TRAVERSE CITY— Randy Parcher is no stranger to bone-chilling nights, having spent them in his van, in a hut he made of wooden pallets and plastic, or in the aisles of stores open all night long.
“I spent many a night in (stores,) but you’d have to keep walking around,” said Parcher, a homeless Traverse City man. “If you fell asleep, someone would come up to you, ‘You have to leave now.’ There were people actually freezing to death.”
Parcher said the First Church of the Nazarene took action to help the homeless in 2003, when it began providing shelter. That evolved into Safe Harbor, a collection of churches that provide shelter and free meals to the homeless in the colder winter months, which is serving increasing numbers, said Ryan Hannon, Goodwill’s street outreach coordinator.
“Last year, during the first week, it was 45 on the one night it was really cold,” he said. “Last night at West Bay Covenant church we had 52; the night before we had 59 people.”
Just two years ago, November’s nightly average was just 26.
Hannon estimates there are nearly 100 homeless people on the streets in the Traverse City area. There’s nowhere for them to go between 2 p.m. and 6 p.m. when Jubilee House closes and Safe Harbor opens.

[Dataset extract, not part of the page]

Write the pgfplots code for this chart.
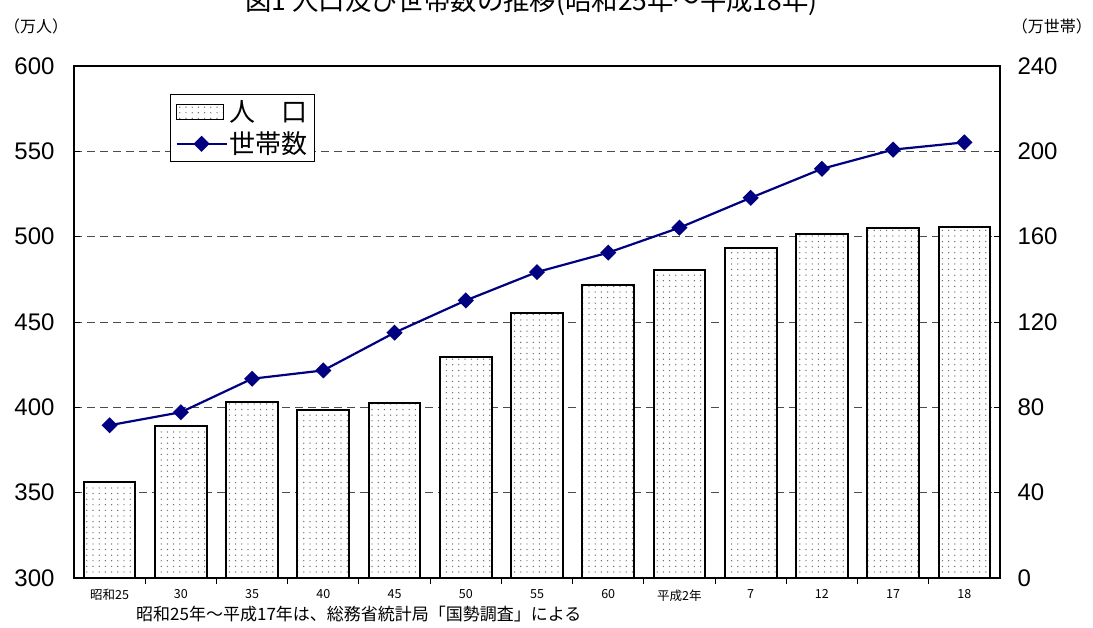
\documentclass[border=0pt]{standalone}
\usepackage{pgfplots}
\pgfplotsset{compat=1.18}
\usepackage{fontspec}
\setmainfont{Liberation Sans}
\newfontfamily\jp{Noto Sans CJK JP}
\usetikzlibrary{patterns.meta}
\tikzdeclarepattern{name=mydots, type=uncolored, bottom left={(-1pt,-1pt)}, top right={(1pt,1pt)}, tile size={(6.2pt,5.6pt)}, code={\fill (0pt,0pt) circle (0.7pt);}}
\definecolor{navy}{RGB}{0,0,128}
\begin{document}
\begin{tikzpicture}[x=1pt,y=1pt]
\begin{axis}[
  at={(74pt,50pt)}, anchor=south west,
  scale only axis, width=926pt, height=512pt,
  xmin=-0.5, xmax=12.5, ymin=300, ymax=600,
  enlargelimits=false,
  xtick pos=bottom, ytick pos=left,
  tick align=inside,
  xtick={0,...,12},
  xticklabels={昭和25,30,35,40,45,50,55,60,平成2年,7,12,17,18},
  major x tick style={draw=none},
  minor xtick={0.5,1.5,...,11.5},
  minor tick length=6pt, major tick length=6pt,
  ytick={300,350,...,600},
  ymajorgrids,
  grid style={dash pattern=on 8pt off 5pt, color=black!70, line width=0.9pt},
  axis line style={line width=1.8pt},
  every tick/.style={black, line width=0.9pt},
  yticklabel style={font=\fontsize{24}{24}\selectfont, xshift=-16pt},
  xticklabel style={font=\jp\fontsize{12.5}{12.5}\selectfont, yshift=-2pt},
  /pgf/number format/assume math mode=true,
  ybar, bar width=51.7pt,
]
\addplot[draw=black, line width=2pt, fill=white, postaction={pattern=mydots, pattern color=black!60}] coordinates {
(0,356.2) (1,388.9) (2,403.3) (3,398.7) (4,402.6) (5,429.7) (6,455.5) (7,471.7) (8,480.6) (9,493.6) (10,501.8) (11,505.3) (12,505.8)};
\end{axis}
\begin{axis}[
  at={(74pt,50pt)}, anchor=south west,
  scale only axis, width=926pt, height=512pt,
  xmin=-0.5, xmax=12.5, ymin=0, ymax=240,
  enlargelimits=false,
  axis x line=none, axis y line*=right,
  tick align=inside, major tick length=6pt,
  ytick={0,40,...,240},
  axis line style={line width=1.8pt},
  every tick/.style={black, line width=0.9pt},
  yticklabel style={font=\fontsize{24}{24}\selectfont, xshift=14pt},
  /pgf/number format/assume math mode=true,
  legend style={at={(0.1037,0.945)}, anchor=north west, draw=black, line width=0.9pt, fill=white,
    font=\jp\fontsize{26}{26}\selectfont, inner xsep=5pt, inner ysep=4pt, row sep=5pt},
  legend cell align=left,
]
\addlegendimage{legend image code/.code={\draw[black,line width=1.5pt,fill=white,postaction={pattern=mydots,pattern color=black!60}] (0pt,-7.5pt) rectangle (47pt,7.5pt);}}
\addlegendentry{人　口}
\addplot[navy, line width=2.2pt, mark=square*, mark size=4.6pt, mark options={rotate=45, solid, fill=navy},
  legend image code/.code={\draw[navy,line width=2.2pt] (0pt,0pt) -- (50pt,0pt); \fill[navy] (25pt,0pt) +(-6.5pt,0pt) -- +(0pt,6.5pt) -- +(6.5pt,0pt) -- +(0pt,-6.5pt) -- cycle;}]
coordinates {
(0,71.6) (1,77.7) (2,93.4) (3,97.3) (4,115.0) (5,130.1) (6,143.4) (7,152.5) (8,164.2) (9,178.2) (10,191.8) (11,200.8) (12,204.2)};
\addlegendentry{世帯数}
\end{axis}
\node[font=\jp\fontsize{26.4}{26.4}\selectfont, anchor=base] at (531.5,617) {図1 人口及び世帯数の推移(昭和25年～平成18年)};
\node[font=\jp\fontsize{16}{16}\selectfont, anchor=base west, inner sep=0pt] at (4,595) {（万人）};
\node[font=\jp\fontsize{16}{16}\selectfont, anchor=base east, inner sep=0pt] at (1092,595) {（万世帯）};
\node[font=\jp\fontsize{17}{17}\selectfont, anchor=base west, inner sep=0pt] at (136,7) {昭和25年～平成17年は、総務省統計局「国勢調査」による};
\pgfresetboundingbox
\useasboundingbox (0,0) rectangle (1093,628);
\end{tikzpicture}
\end{document}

Saturday’s wind chill dipped to zero. Temperatures will range in the mid 20s to 30s this week with a strong chance of light to moderate snowfall each day, said National Weather Service meteorologist Justin Arnott.
Staying warm is particularly challenging on weekends when the Traverse City library runs shorter hours, Parcher said.
Parcher was sipping a cup of coffee at Central United Methodist, which serves a free breakfast seven days a week and provides showers and a mailing address. The church also offers a free lunch on Thursdays.